F sits third to the right of the person whose card number is a multiple of 5.
The person sitting opposite the person whose card number is 5 has a card number two less than G's card number.
The person whose card number is 8 sits second to the left of F.
One person sits between H and the person who has card number 6.
A is an immediate neighbour of the person who has card number 6, and A's own card number is a multiple of 3.
B's card number is not 2, 5 or 8.
The person who sits second to the left of A has card number 4.
The difference between the card numbers of C and A equals B's card number.
D is an immediate neighbour of the person who has card number 3.
D is not an immediate neighbour of A or H, and D does not sit opposite H or F.
E is an immediate neighbour of G.
What is the sum of the card numbers of C, G and H?
- A.
25
- B.
20
- C.
23
- D.
21
- E.
None of these
Show answer & explanation
Correct answer: D
Concept
In a circular seating puzzle, you solve by anchoring on the most restrictive clue — here, the unique card values (the only multiple of 5 is 5; the multiple of 3 that A holds; the single 6 and 8) — then propagate fixed offsets ('sixth to the right', 'third to the right', 'second to the left') around the ring. All persons face the centre, so 'to the right' is one consistent rotational direction; on an 8-seat circle 'sixth to the right' equals 'second to the left'. Each placement is forced by combining a position clue with a value clue.
Step-by-step deduction
Card values are unique, so the only multiple of 5 is 5 itself and the only multiple of 3 that A can hold is 3, 6 or 9. The multiple-of-5 person (card 5) is a neighbour of G, and F sits third to the right of that person; the person opposite card 5 holds a card two less than G.

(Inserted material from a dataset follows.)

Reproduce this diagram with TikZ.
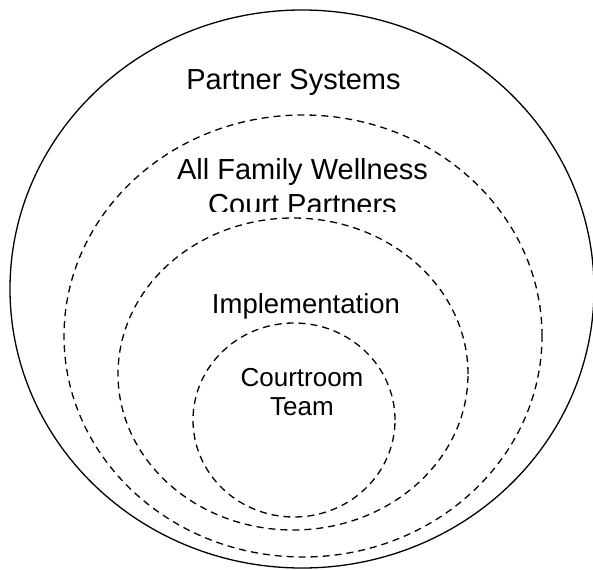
\documentclass[tikz,border=0pt]{standalone}
\usepackage{fontspec}
\setmainfont{Liberation Sans}

\begin{document}
\begin{tikzpicture}[x=1pt,y=1pt,
  ring/.style={black, line width=1.3pt, dash pattern=on 7pt off 5pt},
  lbl/.style={align=center, inner sep=0pt, anchor=base, font=\fontsize{29}{34}\selectfont}]
\useasboundingbox (0,0) rectangle (593,-569);
\draw [black, line width=1.3pt] (302,-289) ellipse (292 and 279);
\draw [ring] (303,-336) ellipse (239 and 221);
\draw [ring] (293,-374) ellipse (175 and 156);
\draw [ring] (294,-420) ellipse (101 and 97);
\node [lbl] (systems) at (293.5,-90) {Partner Systems};
% second line cut off at the bottom
\begin{scope}
\clip (0,0) rectangle (593,-211);
\node [lbl] (wellness) at (302.5,-214) {All Family Wellness\\Court Partners};
\end{scope}
\node [lbl, font=\fontsize{27.5}{32}\selectfont] (implementation) at (306,-313) {Implementation};
\node [lbl, font=\fontsize{26}{29}\selectfont] (courtroom) at (302,-415) {Courtroom\\Team};
\end{tikzpicture}
\end{document}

A is adjacent to the 6-card person, so A is not the 6 itself; combined with 'A holds a multiple of 3', A must be 3 or 9. The person two seats to A's left holds 4. Taking A = 9 is the only choice that lets a 4 sit two places to its left without violating the 'adjacent difference more than 1' rule, fixing A = 9.
The 8-card person sits second to the left of F, and C sits sixth to the right of the prime-card person (equivalently second to that person's left on an 8-seat circle). Testing the four primes 2, 3, 5, 7, only 7 places C consistently with the multiple-of-5 and 8-card positions, so the 7-card person is fixed and C is six seats to its right.
Now apply 'exactly one person between H and the 6-card person' and the D-clues ('D neighbours the 3-card person; D is not adjacent to A or H and not opposite H or F'). These leave only one consistent placement, pinning H, B = 3, D = 5 and E.
Reading off the now-fixed ring, the card numbers are forced uniquely (see table). The seating is unique up to mirror reflection, and both mirror images give the same card-to-person mapping.
Final arrangement (clockwise)
Person | Card number |
|---|---|
C | 6 |
A | 9 |
H | 7 |
B | 3 |
D | 5 |
G | 8 |
E | 2 |
F | 4 |
Cross-check
Verify the closing constraints: |C − A| = |6 − 9| = 3 = B's card ✓; the person opposite card 5 (D) holds 6 = G − 2 = 8 − 2 ✓; every adjacent pair differs by more than 1 (6-9, 9-7, 7-3, 3-5, 5-8, 8-2, 2-4, 4-6) ✓. The arrangement is unique.
Result
Sum of the card numbers of C, G and H = 6 + 8 + 7 = 21.